Na grande casa de La Chascona não existe um só milímetro que não nos fale do poeta. Aqui um jardim com desenhos nas paredes pintados por artista chileno; ali o bar que pertenceu a uma embarcação, moldado segundo o movimento das ondas marítimas; à frente a estranha mesa de almoço mandada fazer estreita para que os convidados ficassem face a face; e o estranho armário no qual uma das portas abre-se a um pequeno ambiente de onde o poeta surgia inesperadamente para o convívio dos convidados que o esperavam. Depois a sala na qual um quadro de Ferdinand Leger mostra a face de uma mulher com os cabelos em formato do território chileno. Ao lado do quadro de Leger outro do mexicano Diego Rivera com as duas faces da Chascona. É bom que se diga, Chasonca era o nome dado por Neruda à sua amante, sendo que a palavra “Chascona” significa “descabelada”.

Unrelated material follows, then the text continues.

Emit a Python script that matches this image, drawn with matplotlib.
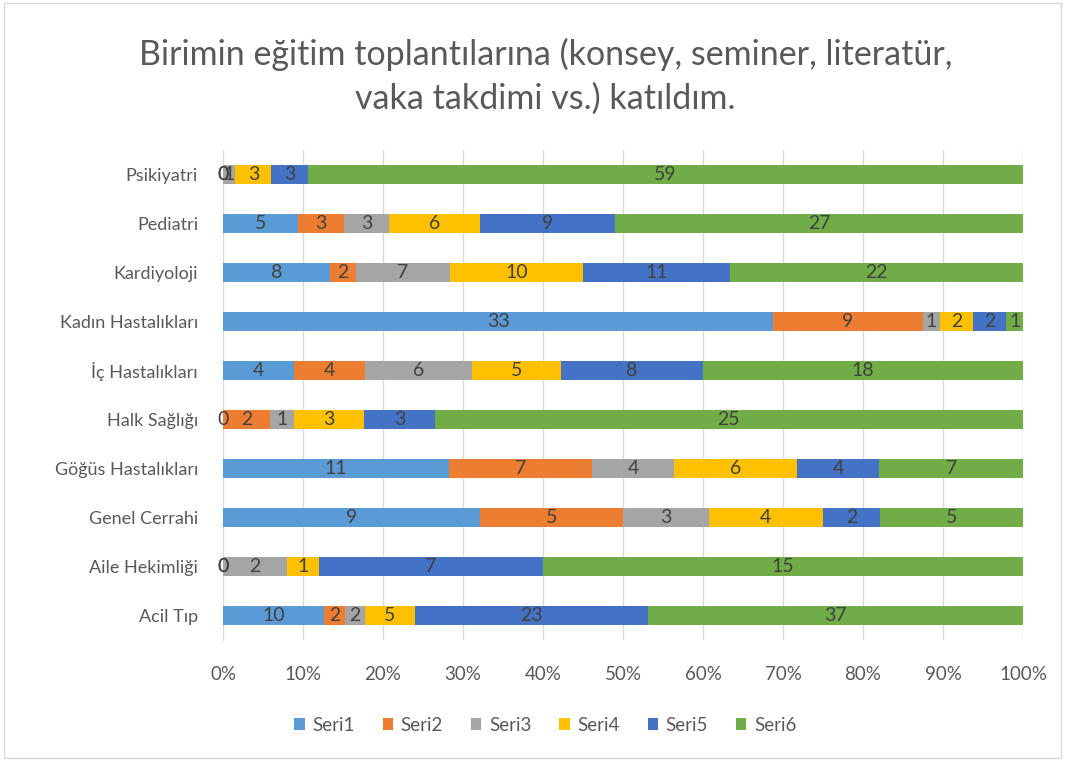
import numpy as np
import matplotlib
matplotlib.use('Agg')
import matplotlib.pyplot as plt
from matplotlib.patches import Rectangle

plt.rcParams['font.family'] = ['Lato', 'DejaVu Sans']

# categories bottom -> top
categories = ['Acil Tıp', 'Aile Hekimliği', 'Genel Cerrahi', 'Göğüs Hastalıkları',
              'Halk Sağlığı', 'İç Hastalıkları', 'Kadın Hastalıkları', 'Kardiyoloji',
              'Pediatri', 'Psikiyatri']
seri1 = [10, 0, 9, 11, 0, 4, 33, 8, 5, 0]
seri2 = [2, 0, 5, 7, 2, 4, 9, 2, 3, 0]
seri3 = [2, 2, 3, 4, 1, 6, 1, 7, 3, 1]
seri4 = [5, 1, 4, 6, 3, 5, 2, 10, 6, 3]
seri5 = [23, 7, 2, 4, 3, 8, 2, 11, 9, 3]
seri6 = [37, 15, 5, 7, 25, 18, 1, 22, 27, 59]
series_names = ['Seri1', 'Seri2', 'Seri3', 'Seri4', 'Seri5', 'Seri6']
colors = ['#5B9BD5', '#ED7D31', '#A5A5A5', '#FFC000', '#4472C4', '#70AD47']

data = np.array([seri1, seri2, seri3, seri4, seri5, seri6], dtype=float)
totals = data.sum(axis=0)
pct = data / totals * 100

fig = plt.figure(figsize=(10.65, 7.61), dpi=100)
fig.patches.append(Rectangle((0.004, 0.004), 0.992, 0.992, transform=fig.transFigure,
                             fill=False, edgecolor='#D9D9D9', linewidth=1))

ax = fig.add_axes([0.2094, 0.159, 0.7512, 0.644])
y = np.arange(len(categories))
left = np.zeros(len(categories))
for i in range(6):
    ax.barh(y, pct[i], left=left, height=0.4, color=colors[i], label=series_names[i], zorder=3)
    for j in range(len(categories)):
        ax.text(left[j] + pct[i][j] / 2, y[j], str(int(data[i][j])), ha='center', va='center',
                fontsize=14, color='#404040', zorder=4)
    left += pct[i]

ax.set_xlim(0, 100)
ax.set_ylim(-0.5, len(categories) - 0.5)
ax.set_xticks(np.arange(0, 101, 10))
ax.set_xticklabels([f'{v}%' for v in range(0, 101, 10)], fontsize=13.5, color='#595959')
ax.set_yticks(y)
ax.set_yticklabels(categories, fontsize=13, color='#595959')
ax.tick_params(axis='y', length=0, pad=18)
ax.tick_params(axis='x', length=0, pad=19)
ax.grid(axis='x', color='#D9D9D9', linewidth=1, zorder=0)
for s in ['top', 'right', 'bottom']:
    ax.spines[s].set_visible(False)
ax.spines['left'].set_color('#D9D9D9')

fig.text(0.512, 0.900, 'Birimin eğitim toplantılarına (konsey, seminer, literatür,\nvaka takdimi vs.) katıldım.',
         ha='center', va='center', fontsize=24.5, color='#595959', linespacing=1.45)

leg = fig.legend(loc='center', bbox_to_anchor=(0.512, 0.047), ncol=6, frameon=False,
                 fontsize=13.5, handlelength=0.55, handleheight=0.55, columnspacing=1.5,
                 handletextpad=0.4)
for t in leg.get_texts():
    t.set_color('#595959')

fig.savefig('out.png', dpi=100)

Paulo Neruda morreu em 1973, durante o período da ditadura de Pinochet. Seu corpo foi velado na casa por ordem de Matilde Urrutia. Então a casa havia sido praticamente destruída por ação do governo. Na casa há fotos do velório de Neruda em meio a uma casa devastada. O enterro do poeta foi o primeiro ato contra o governo ditatorial. Mais tarde Matilde Urrutia voltou a morar na casa onde viveu até o fim de seus dias.
Há muito que se ver na habitação do poeta. Ao circular pelas dependências da Chascona tem-se a impressão de que, de repente, Neruda possa surgir em carne e osso à nossa frente, tão vivo ele continua entre os pertençes que colecionou e amou.
Mas, de tudo que vi o que mais me impressionou foi a medalha concedida a Neruda por ocasião do recebimento do Nobel de Literatura. Dentro de um armário simples e protegida por vidro repousa o testemunho de um prêmio que confere a aura de gênio a quem o recebe. Então houve um dia em que o poeta chileno esteve em Estocolmo para receber o maior reconhecimento à obra de um escritor. A medalha que representa esse reconhecimento dorme em La Chascona, testemunho do triunfo de um homem que nasceu e foi poeta em toda a sua vida.